_Set problem:_ Exclude the pictures and reproduce the remaining data exactly as written.

_Data rows:_
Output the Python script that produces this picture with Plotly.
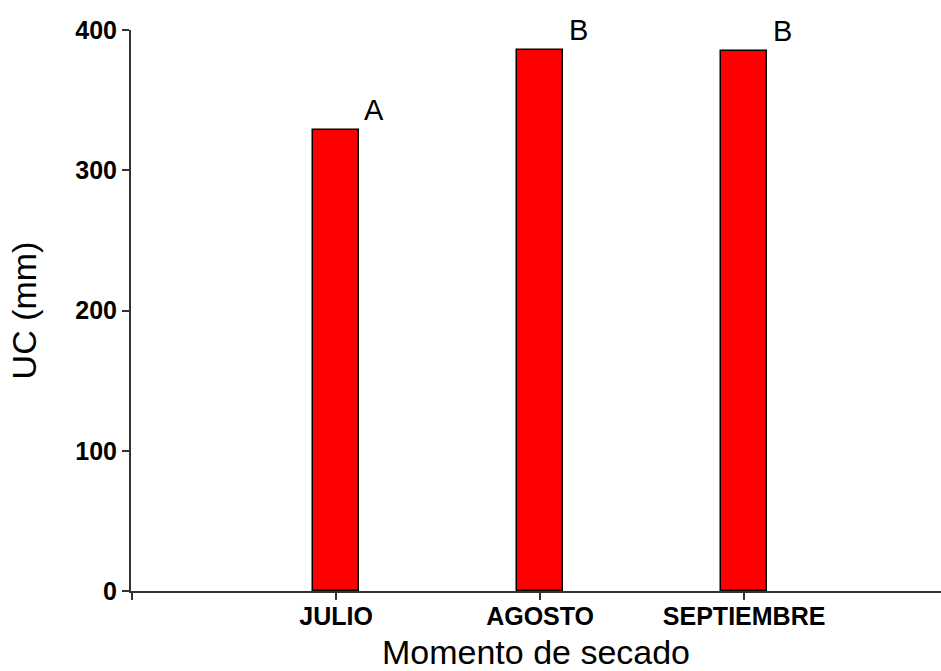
import plotly.graph_objects as go

# Data
months = ["JULIO", "AGOSTO", "SEPTIEMBRE"]
uc_mm = [329, 386, 385]
groups = ["A", "B", "B"]
y_ticks = [0, 100, 200, 300, 400]

positions = list(range(len(months)))

fig = go.Figure()
fig.add_trace(go.Bar(
    x=positions,
    y=uc_mm,
    width=0.225,
    marker=dict(color="#FF0000", line=dict(color="#000000", width=1.5)),
    showlegend=False,
))

# Significance letters beside each bar top
for xi, yi, letter in zip(positions, uc_mm, groups):
    fig.add_annotation(
        x=xi, y=yi, text=letter, showarrow=False,
        xshift=38, yshift=20, xanchor="center", yanchor="middle",
        font=dict(family="Arial, Liberation Sans", size=29, color="#000000"),
    )

axis_font = "Arial, Liberation Sans"
fig.update_layout(
    width=941, height=671,
    margin=dict(l=131, r=0, t=30, b=80),
    paper_bgcolor="white", plot_bgcolor="white",
    font=dict(family=axis_font, color="#000000"),
    bargap=0,
)
fig.update_xaxes(
    range=[-1.005, 2.965],
    tickvals=[-1] + positions,
    ticktext=[""] + months,
    ticks="outside", ticklen=7, tickwidth=2, tickcolor="#333333",
    ticklabelstandoff=-5,
    showline=True, linecolor="#333333", linewidth=2,
    showgrid=False, zeroline=False,
    tickfont=dict(family=axis_font, size=25, color="#000000", weight="bold"),
    title=dict(text="Momento de secado", standoff=11,
               font=dict(family=axis_font, size=34, color="#000000")),
    automargin=False,
)
fig.update_yaxes(
    range=[0, 400],
    tickvals=y_ticks,
    ticks="outside", ticklen=7, tickwidth=2, tickcolor="#333333",
    showline=True, linecolor="#333333", linewidth=2,
    showgrid=False, zeroline=False,
    tickfont=dict(family=axis_font, size=25, color="#000000", weight="bold"),
    title=dict(text="UC (mm)", standoff=28,
               font=dict(family=axis_font, size=34, color="#000000")),
    automargin=False,
)

fig.write_html("out.html")
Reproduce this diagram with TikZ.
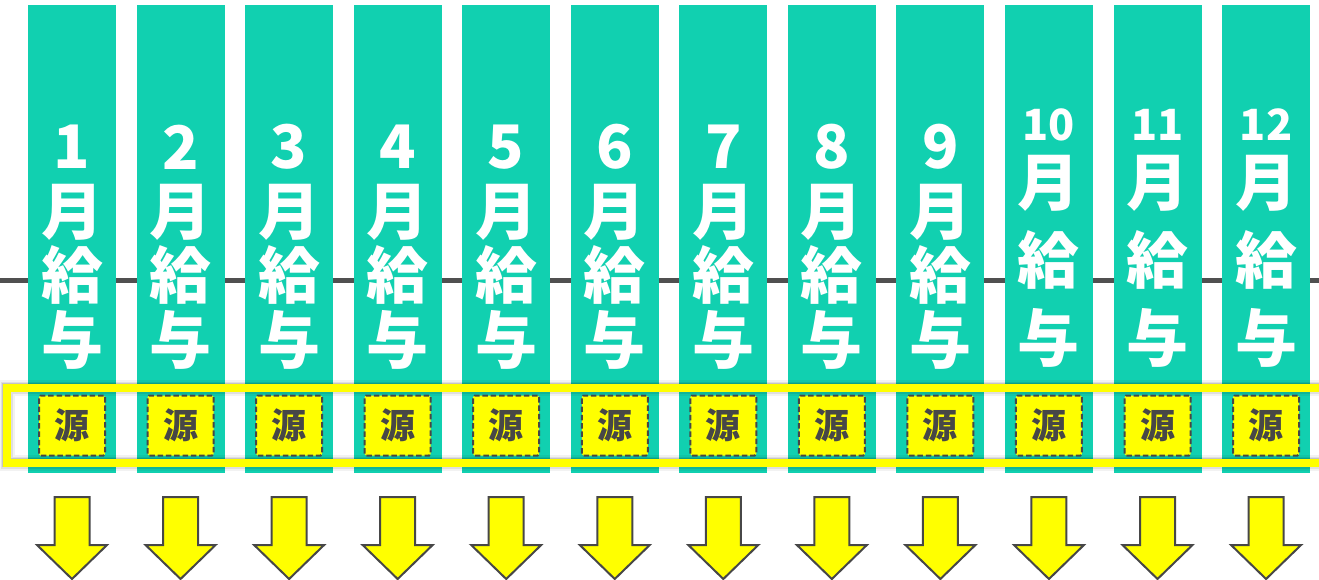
\documentclass[tikz,border=0pt]{standalone}
\usepackage{fontspec}
\newfontfamily\jp{Noto Sans CJK JP}
\definecolor{teal0}{HTML}{11D0B0}
\definecolor{yellow0}{HTML}{FFFF00}
\definecolor{dgray}{HTML}{474747}
\definecolor{hgray}{HTML}{505050}
\begin{document}
\begin{tikzpicture}[x=1pt,y=-1pt,
  col/.style={fill=teal0, minimum width=88pt, minimum height=468pt, inner sep=0pt, outer sep=0pt, anchor=north},
  big/.style={font=\jp\bfseries\fontsize{62}{62}\selectfont, text=white, inner sep=0pt},
  num/.style={font=\jp\bfseries\fontsize{60}{60}\selectfont, text=white, inner sep=0pt},
  numtwo/.style={font=\jp\bfseries\fontsize{43}{43}\selectfont, text=white, inner sep=0pt},
  gen/.style={draw=dgray, line width=2pt, dash pattern=on 5.5pt off 2.8pt, fill=yellow0,
    minimum width=66pt, minimum height=60pt, rounded corners=1.5pt,
    font=\jp\bfseries\fontsize{35}{35}\selectfont, text=dgray, inner sep=0pt},
  hline/.style={draw=hgray, line width=5pt},
  band/.style={draw=yellow0, line width=8pt},
  bandshadow/.style={draw=black, line width=#1},
  arr/.style={draw=dgray, line width=2pt, fill=yellow0, line join=miter}
]
\useasboundingbox (0,0) rectangle (1319,580);
\clip (0,0) rectangle (1319,580);
\coordinate (L) at (0,280);
\coordinate (R) at (1319,280);
\draw[hline] (L) -- (R);
\foreach \i in {1,...,12}{
  \pgfmathsetmacro\x{72+108.55*(\i-1)}
  \node[col] (c\i) at (\x,5) {};
  \ifnum\i<10
    \node[num] (n\i) at (\x,147) {\i};
    \node[big] (m\i) at (\x,212) {月};
    \node[big] (k\i) at (\x,275) {給};
    \node[big] (y\i) at (\x,340) {与};
  \else
    \node[numtwo] (n\i) at (\x,125) {\i};
    \node[big] (m\i) at (\x,183) {月};
    \node[big] (k\i) at (\x,260) {給};
    \node[big] (y\i) at (\x,338) {与};
  \fi
}
% shadow of the band
\coordinate (B1) at (6.5,387.5);
\coordinate (B2) at (1340,462.5);
\begin{scope}[shift={(2,5)}]
  \draw[bandshadow=16pt, opacity=0.05] (B1) rectangle (B2);
  \draw[bandshadow=12pt, opacity=0.08] (B1) rectangle (B2);
  \draw[bandshadow=9pt, opacity=0.12] (B1) rectangle (B2);
\end{scope}
\draw[band] (B1) rectangle (B2);
\foreach \i in {1,...,12}{
  \pgfmathsetmacro\x{72+108.55*(\i-1)}
  \node[gen] (g\i) at (\x,425.5) {源};
  \draw[arr] ([shift={(-17.5,24)}]c\i.south) -- ([shift={(17.5,24)}]c\i.south)
    -- ([shift={(17.5,72)}]c\i.south) -- ([shift={(35,72)}]c\i.south)
    -- ([shift={(0,106)}]c\i.south) -- ([shift={(-35,72)}]c\i.south)
    -- ([shift={(-17.5,72)}]c\i.south) -- cycle;
}
\end{tikzpicture}
\end{document}
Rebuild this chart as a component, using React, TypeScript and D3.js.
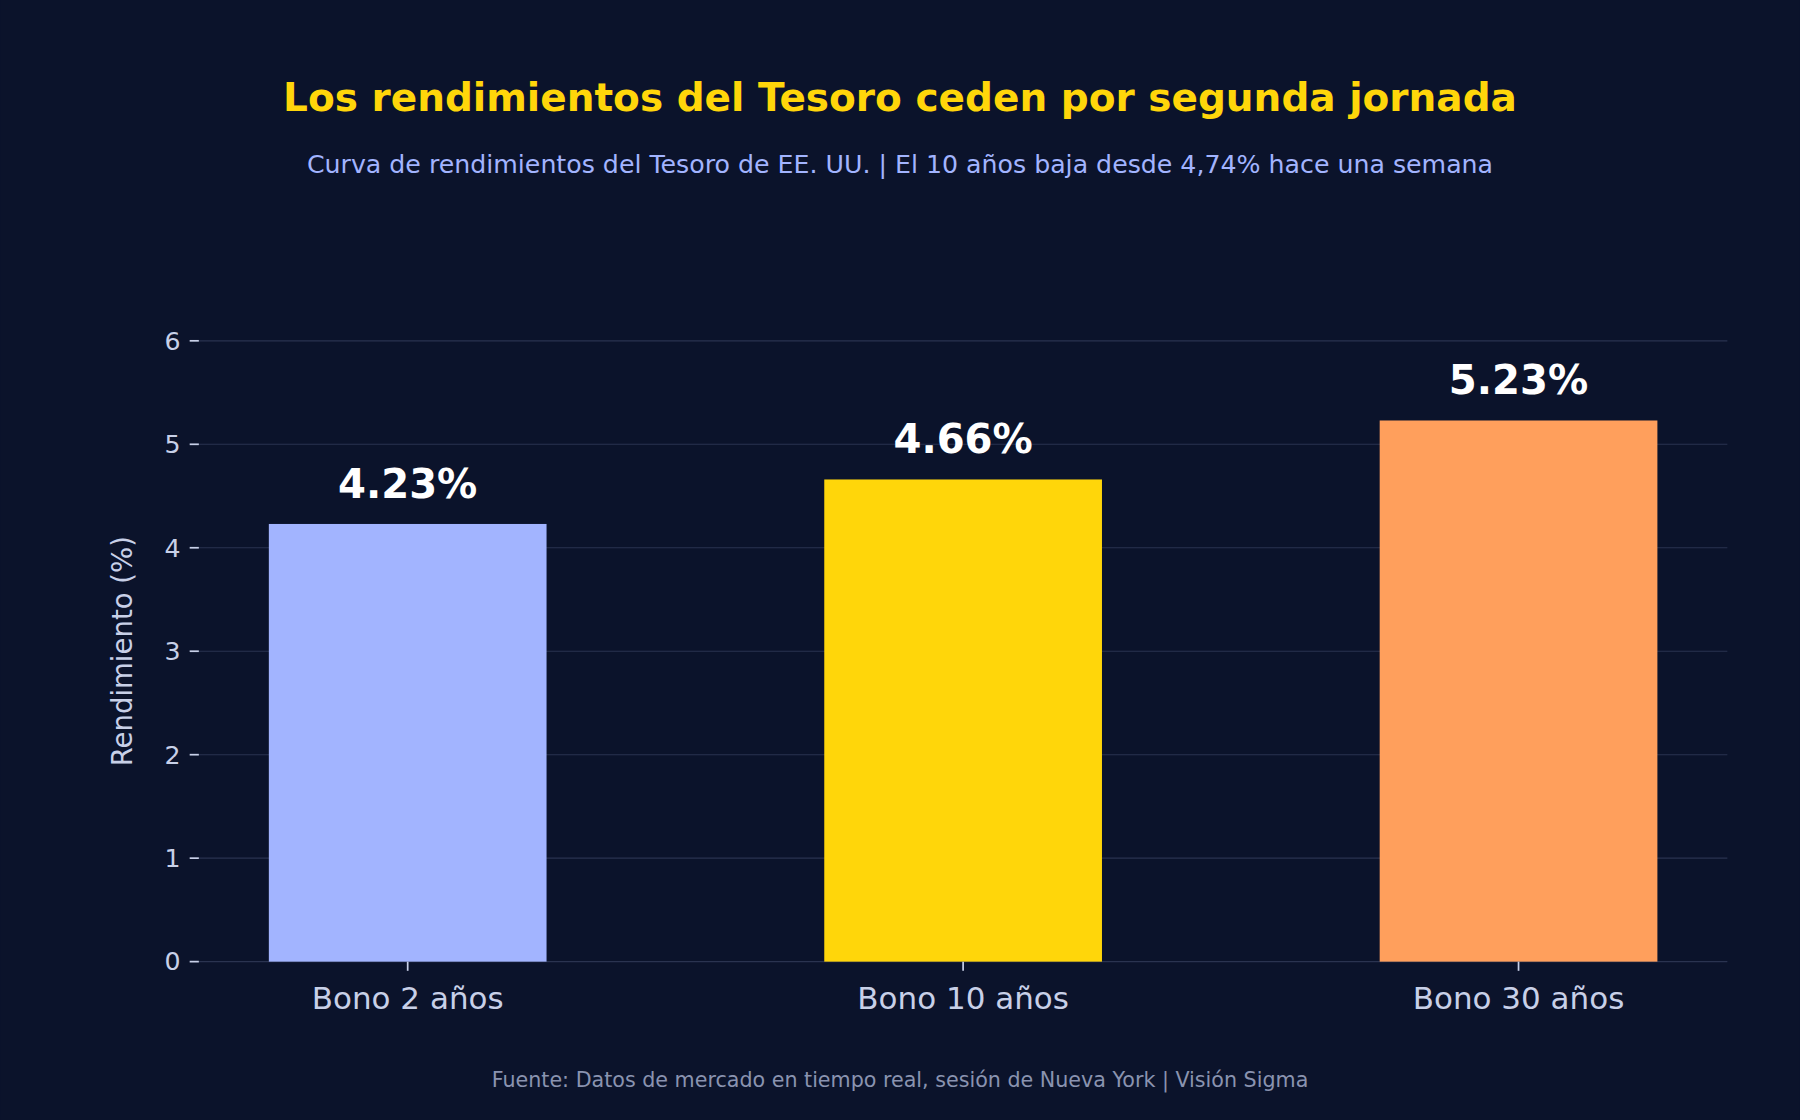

_Exercise solution:_
Output the Python script that produces this picture with Plotly.
import plotly.graph_objects as go

# Data
months = ["JULIO", "AGOSTO", "SEPTIEMBRE"]
uc_mm = [329, 386, 385]
groups = ["A", "B", "B"]
y_ticks = [0, 100, 200, 300, 400]

positions = list(range(len(months)))

fig = go.Figure()
fig.add_trace(go.Bar(
    x=positions,
    y=uc_mm,
    width=0.225,
    marker=dict(color="#FF0000", line=dict(color="#000000", width=1.5)),
    showlegend=False,
))

# Significance letters beside each bar top
for xi, yi, letter in zip(positions, uc_mm, groups):
    fig.add_annotation(
        x=xi, y=yi, text=letter, showarrow=False,
        xshift=38, yshift=20, xanchor="center", yanchor="middle",
        font=dict(family="Arial, Liberation Sans", size=29, color="#000000"),
    )

axis_font = "Arial, Liberation Sans"
fig.update_layout(
    width=941, height=671,
    margin=dict(l=131, r=0, t=30, b=80),
    paper_bgcolor="white", plot_bgcolor="white",
    font=dict(family=axis_font, color="#000000"),
    bargap=0,
)
fig.update_xaxes(
    range=[-1.005, 2.965],
    tickvals=[-1] + positions,
    ticktext=[""] + months,
    ticks="outside", ticklen=7, tickwidth=2, tickcolor="#333333",
    ticklabelstandoff=-5,
    showline=True, linecolor="#333333", linewidth=2,
    showgrid=False, zeroline=False,
    tickfont=dict(family=axis_font, size=25, color="#000000", weight="bold"),
    title=dict(text="Momento de secado", standoff=11,
               font=dict(family=axis_font, size=34, color="#000000")),
    automargin=False,
)
fig.update_yaxes(
    range=[0, 400],
    tickvals=y_ticks,
    ticks="outside", ticklen=7, tickwidth=2, tickcolor="#333333",
    showline=True, linecolor="#333333", linewidth=2,
    showgrid=False, zeroline=False,
    tickfont=dict(family=axis_font, size=25, color="#000000", weight="bold"),
    title=dict(text="UC (mm)", standoff=28,
               font=dict(family=axis_font, size=34, color="#000000")),
    automargin=False,
)

fig.write_html("out.html")
Reproduce this diagram with TikZ.
\documentclass[tikz,border=0pt]{standalone}
\usepackage{fontspec}
\newfontfamily\jp{Noto Sans CJK JP}
\definecolor{teal0}{HTML}{11D0B0}
\definecolor{yellow0}{HTML}{FFFF00}
\definecolor{dgray}{HTML}{474747}
\definecolor{hgray}{HTML}{505050}
\begin{document}
\begin{tikzpicture}[x=1pt,y=-1pt,
  col/.style={fill=teal0, minimum width=88pt, minimum height=468pt, inner sep=0pt, outer sep=0pt, anchor=north},
  big/.style={font=\jp\bfseries\fontsize{62}{62}\selectfont, text=white, inner sep=0pt},
  num/.style={font=\jp\bfseries\fontsize{60}{60}\selectfont, text=white, inner sep=0pt},
  numtwo/.style={font=\jp\bfseries\fontsize{43}{43}\selectfont, text=white, inner sep=0pt},
  gen/.style={draw=dgray, line width=2pt, dash pattern=on 5.5pt off 2.8pt, fill=yellow0,
    minimum width=66pt, minimum height=60pt, rounded corners=1.5pt,
    font=\jp\bfseries\fontsize{35}{35}\selectfont, text=dgray, inner sep=0pt},
  hline/.style={draw=hgray, line width=5pt},
  band/.style={draw=yellow0, line width=8pt},
  bandshadow/.style={draw=black, line width=#1},
  arr/.style={draw=dgray, line width=2pt, fill=yellow0, line join=miter}
]
\useasboundingbox (0,0) rectangle (1319,580);
\clip (0,0) rectangle (1319,580);
\coordinate (L) at (0,280);
\coordinate (R) at (1319,280);
\draw[hline] (L) -- (R);
\foreach \i in {1,...,12}{
  \pgfmathsetmacro\x{72+108.55*(\i-1)}
  \node[col] (c\i) at (\x,5) {};
  \ifnum\i<10
    \node[num] (n\i) at (\x,147) {\i};
    \node[big] (m\i) at (\x,212) {月};
    \node[big] (k\i) at (\x,275) {給};
    \node[big] (y\i) at (\x,340) {与};
  \else
    \node[numtwo] (n\i) at (\x,125) {\i};
    \node[big] (m\i) at (\x,183) {月};
    \node[big] (k\i) at (\x,260) {給};
    \node[big] (y\i) at (\x,338) {与};
  \fi
}
% shadow of the band
\coordinate (B1) at (6.5,387.5);
\coordinate (B2) at (1340,462.5);
\begin{scope}[shift={(2,5)}]
  \draw[bandshadow=16pt, opacity=0.05] (B1) rectangle (B2);
  \draw[bandshadow=12pt, opacity=0.08] (B1) rectangle (B2);
  \draw[bandshadow=9pt, opacity=0.12] (B1) rectangle (B2);
\end{scope}
\draw[band] (B1) rectangle (B2);
\foreach \i in {1,...,12}{
  \pgfmathsetmacro\x{72+108.55*(\i-1)}
  \node[gen] (g\i) at (\x,425.5) {源};
  \draw[arr] ([shift={(-17.5,24)}]c\i.south) -- ([shift={(17.5,24)}]c\i.south)
    -- ([shift={(17.5,72)}]c\i.south) -- ([shift={(35,72)}]c\i.south)
    -- ([shift={(0,106)}]c\i.south) -- ([shift={(-35,72)}]c\i.south)
    -- ([shift={(-17.5,72)}]c\i.south) -- cycle;
}
\end{tikzpicture}
\end{document}
Rebuild this chart as a component, using React, TypeScript and D3.js.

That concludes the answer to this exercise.